Tuesday is not just any day in Western tradition. Its name comes from Mars, the Roman god of war, associated with violence, conflict and destruction. It is no coincidence that, for centuries, it was considered an inauspicious day to undertake important projects. Added to this symbolism is the number 13, historically linked to imbalance: it breaks the harmony of 12 —the months of the year, the signs of the zodiac, the apostles— and, in Christian tradition, evokes the figure of Judas, the traitor who occupied the thirteenth place at the Last Supper.
Over time, certain events have reinforced this belief. Shipwrecks, plane crashes, massive power outages, and natural disasters that have occurred on Tuesday the 13th have served as perfect fuel for the legend. Not because they are more frequent than on any other day, but because they fit into an existing narrative. The human mind works like this: it looks for patterns, needs explanations and clings to connections that confirm what it suspects. Thousands of Tuesday the 13ths have passed without any notable incidents, but a few, highly publicised ones have been enough to fuel the myth.
This is where confirmation bias comes into play: we tend to remember what reinforces our beliefs and forget what contradicts them. If a Tuesday the 13th passes without incident, it goes unnoticed. If misfortune strikes, the date is highlighted, repeated and passed on. Thus, superstition is kept alive not by the accumulation of evidence, but by the repetition of the story.
Even so, Tuesday the 13th is not only experienced through fear. Nowadays, it coexists with humour, irony and a certain rational distance. Some people avoid signing contracts “just in case”, while others take advantage of the date to joke on social media. Rather than a real threat, it functions as a shared cultural ritual: an excuse to talk about chance, destiny and our need to find meaning in the unpredictable.
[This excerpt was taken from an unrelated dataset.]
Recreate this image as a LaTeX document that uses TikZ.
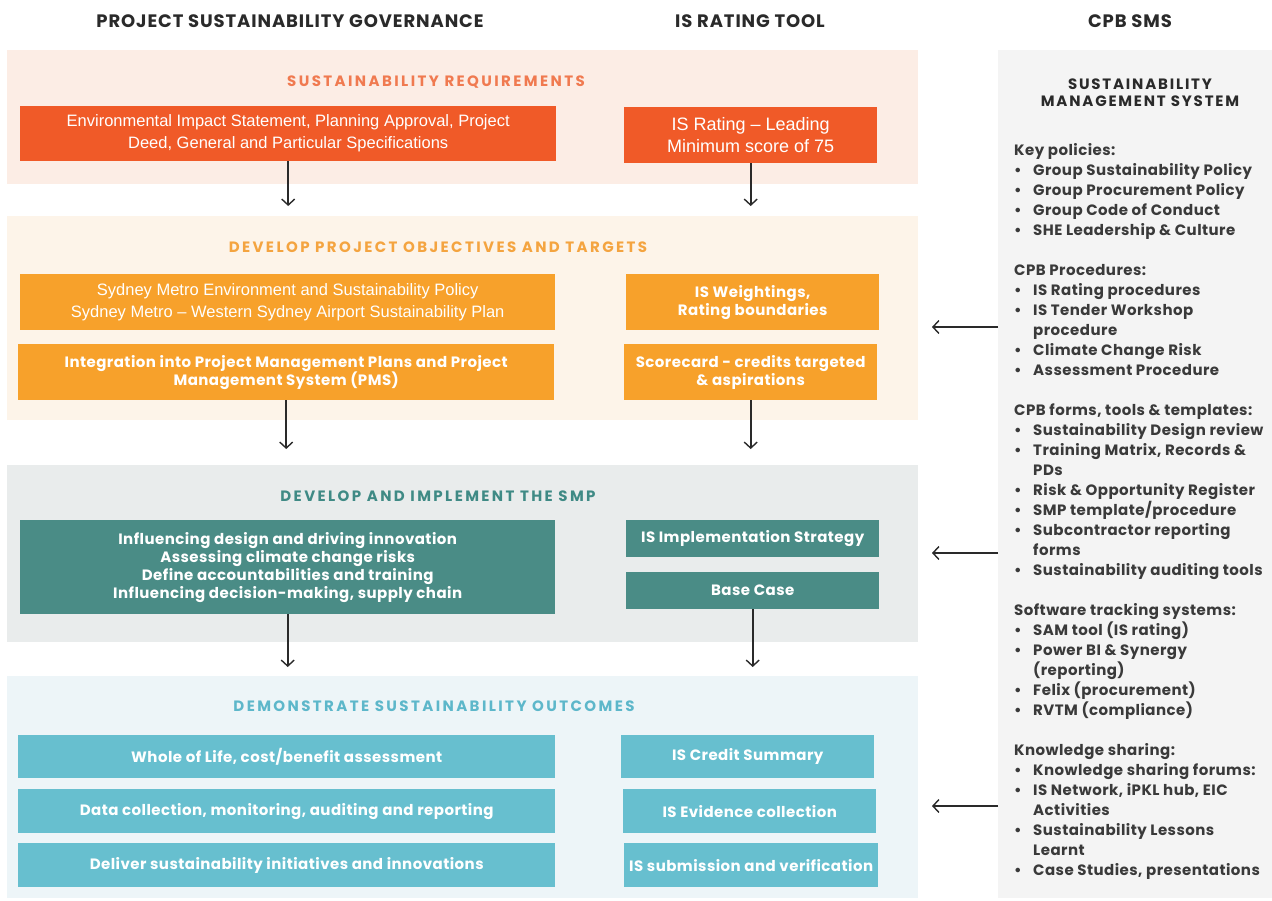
\documentclass[tikz,border=0pt]{standalone}
\usepackage{fontspec}
\setmainfont{Poppins}
\newfontfamily\arialf{Liberation Sans}
\newfontfamily\spaced{Poppins}[LetterSpace=16]
\newfontfamily\headf{Poppins}[LetterSpace=5]
\newfontfamily\boxf{Poppins}[LetterSpace=3]
\newfontfamily\smst{Poppins}[LetterSpace=12]
\usetikzlibrary{arrows.meta}
\definecolor{bandA}{HTML}{FCEDE5}
\definecolor{bandB}{HTML}{FDF4E9}
\definecolor{bandC}{HTML}{E9ECEC}
\definecolor{bandD}{HTML}{EDF5F8}
\definecolor{panelc}{HTML}{F4F4F4}
\definecolor{redbox}{HTML}{F05A28}
\definecolor{orgbox}{HTML}{F7A12B}
\definecolor{tealbox}{HTML}{4A8C86}
\definecolor{cyanbox}{HTML}{67BFCF}
\definecolor{tA}{HTML}{F07A50}
\definecolor{tB}{HTML}{F4A440}
\definecolor{tC}{HTML}{3F8A85}
\definecolor{tD}{HTML}{5DB7CA}
\definecolor{ink}{HTML}{2A2A2A}
\definecolor{listc}{HTML}{3A3A3A}
\tikzset{
  band/.style={draw=none, anchor=north west, inner sep=0pt, minimum width=911pt},
  box/.style={draw=none, anchor=north west, inner sep=0pt, text=white, align=center},
  sbox/.style={box, font=\boxf\fontsize{15}{18}\selectfont\bfseries},
  abox/.style={box, font=\arialf\fontsize{16.5}{22}\selectfont},
  btitle/.style={font=\spaced\fontsize{15}{16}\selectfont\bfseries, inner sep=0pt},
  colhead/.style={font=\headf\fontsize{18}{20}\selectfont\bfseries, text=ink, inner sep=0pt},
  arr/.style={draw=ink, line width=1.6pt, -{Straight Barb[length=6pt, width=13pt, line width=1.4pt]}},
}
\begin{document}
\begin{tikzpicture}[x=1pt, y=-1pt]
\useasboundingbox[fill=white] (0,0) rectangle (1272,900);

% column headings
\node[colhead] (h1) at (290,21) {PROJECT SUSTAINABILITY GOVERNANCE};
\node[colhead] (h2) at (750,21) {IS RATING TOOL};
\node[colhead] (h3) at (1130,21) {CPB SMS};

% bands
\node[band, fill=bandA, minimum height=134pt] (b1) at (7,50) {};
\node[band, fill=bandB, minimum height=204pt] (b2) at (7,216) {};
\node[band, fill=bandC, minimum height=177pt] (b3) at (7,465) {};
\node[band, fill=bandD, minimum height=222pt] (b4) at (7,676) {};

% right panel
\node[draw=none, fill=panelc, anchor=north west, inner sep=0pt, minimum width=274pt, minimum height=848pt] (sms) at (998,50) {};

% band titles
\node[btitle, text=tA] (t1) at (436,82) {SUSTAINABILITY REQUIREMENTS};
\node[btitle, text=tB] (t2) at (438,247) {DEVELOP PROJECT OBJECTIVES AND TARGETS};
\node[btitle, text=tC] (t3) at (438,496) {DEVELOP AND IMPLEMENT THE SMP};
\node[btitle, text=tD] (t4) at (434,706) {DEMONSTRATE SUSTAINABILITY OUTCOMES};

% band 1 boxes
\node[abox, fill=redbox, minimum width=536pt, minimum height=55pt] (r1) at (20,106)
  {Environmental Impact Statement, Planning Approval, Project\\Deed, General and Particular Specifications};
\node[abox, fill=redbox, minimum width=253pt, minimum height=56pt, font=\arialf\fontsize{18}{22}\selectfont] (r2) at (624,107)
  {IS Rating – Leading\\Minimum score of 75};

% band 2 boxes
\node[abox, fill=orgbox, minimum width=535pt, minimum height=56pt] (o1) at (20,274)
  {Sydney Metro Environment and Sustainability Policy\\Sydney Metro – Western Sydney Airport Sustainability Plan};
\node[sbox, fill=orgbox, minimum width=536pt, minimum height=56pt] (o2) at (18,344)
  {Integration into Project Management Plans and Project\\Management System (PMS)};
\node[sbox, fill=orgbox, minimum width=253pt, minimum height=56pt] (o3) at (626,274)
  {IS Weightings,\\Rating boundaries};
\node[sbox, fill=orgbox, minimum width=253pt, minimum height=56pt] (o4) at (624,344)
  {Scorecard - credits targeted\\\& aspirations};

% band 3 boxes
\node[sbox, fill=tealbox, minimum width=535pt, minimum height=94pt] (s1) at (20,520)
  {Influencing design and driving innovation\\Assessing climate change risks\\Define accountabilities and training\\Influencing decision-making, supply chain};
\node[sbox, fill=tealbox, minimum width=253pt, minimum height=37pt] (s2) at (626,520)
  {IS Implementation Strategy};
\node[sbox, fill=tealbox, minimum width=253pt, minimum height=37pt] (s3) at (626,572)
  {Base Case};

% band 4 boxes
\node[sbox, fill=cyanbox, minimum width=537pt, minimum height=43pt] (d1) at (18,735)
  {Whole of Life, cost/benefit assessment};
\node[sbox, fill=cyanbox, minimum width=537pt, minimum height=44pt] (d2) at (18,789)
  {Data collection, monitoring, auditing and reporting};
\node[sbox, fill=cyanbox, minimum width=537pt, minimum height=44pt] (d3) at (18,843)
  {Deliver sustainability initiatives and innovations};
\node[sbox, fill=cyanbox, minimum width=253pt, minimum height=43pt] (d4) at (621,735)
  {IS Credit Summary};
\node[sbox, fill=cyanbox, minimum width=253pt, minimum height=44pt] (d5) at (623,789)
  {IS Evidence collection};
\node[sbox, fill=cyanbox, minimum width=254pt, minimum height=44pt] (d6) at (624,843)
  {IS submission and verification};

% SMS panel text
\node[font=\smst\fontsize{15}{17}\selectfont\bfseries, text=ink, align=center, inner sep=0pt] (smsti) at (1140,93)
  {SUSTAINABILITY\\MANAGEMENT SYSTEM};
\newcommand{\bl}{\makebox[19pt][l]{\textbullet}}
\newcommand{\ind}{\hspace*{19pt}}
\node[anchor=north west, align=left, inner sep=0pt, text=listc, font=\boxf\fontsize{15}{20}\selectfont\bfseries] (list) at (1014,143)
  {Key policies:\\
   \bl Group Sustainability Policy\\
   \bl Group Procurement Policy\\
   \bl Group Code of Conduct\\
   \bl SHE Leadership \& Culture\\[20pt]
   CPB Procedures:\\
   \bl IS Rating procedures\\
   \bl IS Tender Workshop\\
   \ind procedure\\
   \bl Climate Change Risk\\
   \bl Assessment Procedure\\[20pt]
   CPB forms, tools \& templates:\\
   \bl Sustainability Design review\\
   \bl Training Matrix, Records \&\\
   \ind PDs\\
   \bl Risk \& Opportunity Register\\
   \bl SMP template/procedure\\
   \bl Subcontractor reporting\\
   \ind forms\\
   \bl Sustainability auditing tools\\[20pt]
   Software tracking systems:\\
   \bl SAM tool (IS rating)\\
   \bl Power BI \& Synergy\\
   \ind (reporting)\\
   \bl Felix (procurement)\\
   \bl RVTM (compliance)\\[20pt]
   Knowledge sharing:\\
   \bl Knowledge sharing forums:\\
   \bl IS Network, iPKL hub, EIC\\
   \ind Activities\\
   \bl Sustainability Lessons\\
   \ind Learnt\\
   \bl Case Studies, presentations};

% vertical arrows
\draw[arr, shorten >=10pt] (r1.south) -- (r1.south |- b2.north);
\draw[arr, shorten >=10pt] (r2.south) -- (r2.south |- b2.north);
\draw[arr, shorten >=16pt] (o2.south) -- (o2.south |- b3.north);
\draw[arr, shorten >=16pt] (o4.south) -- (o4.south |- b3.north);
\draw[arr, shorten >=9pt] (s1.south) -- (s1.south |- b4.north);
\draw[arr, shorten >=9pt] (s3.south) -- (s3.south |- b4.north);

% horizontal arrows from SMS
\coordinate (a1) at (932,327);
\coordinate (a2) at (932,553);
\coordinate (a3) at (932,806);
\draw[arr] (sms.west |- a1) -- (a1);
\draw[arr] (sms.west |- a2) -- (a2);
\draw[arr] (sms.west |- a3) -- (a3);
\end{tikzpicture}
\end{document}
Is Tuesday the 13th cursed? Probably not. But it remains an interesting reflection of how history, tradition and collective psychology intertwine. Every time the calendar marks it, we fear not so much the day itself as the idea we have built around it. And perhaps that is where its true power lies: not in bad luck, but in its ability to remind us how much we believe, even when we know there is no reason to do so.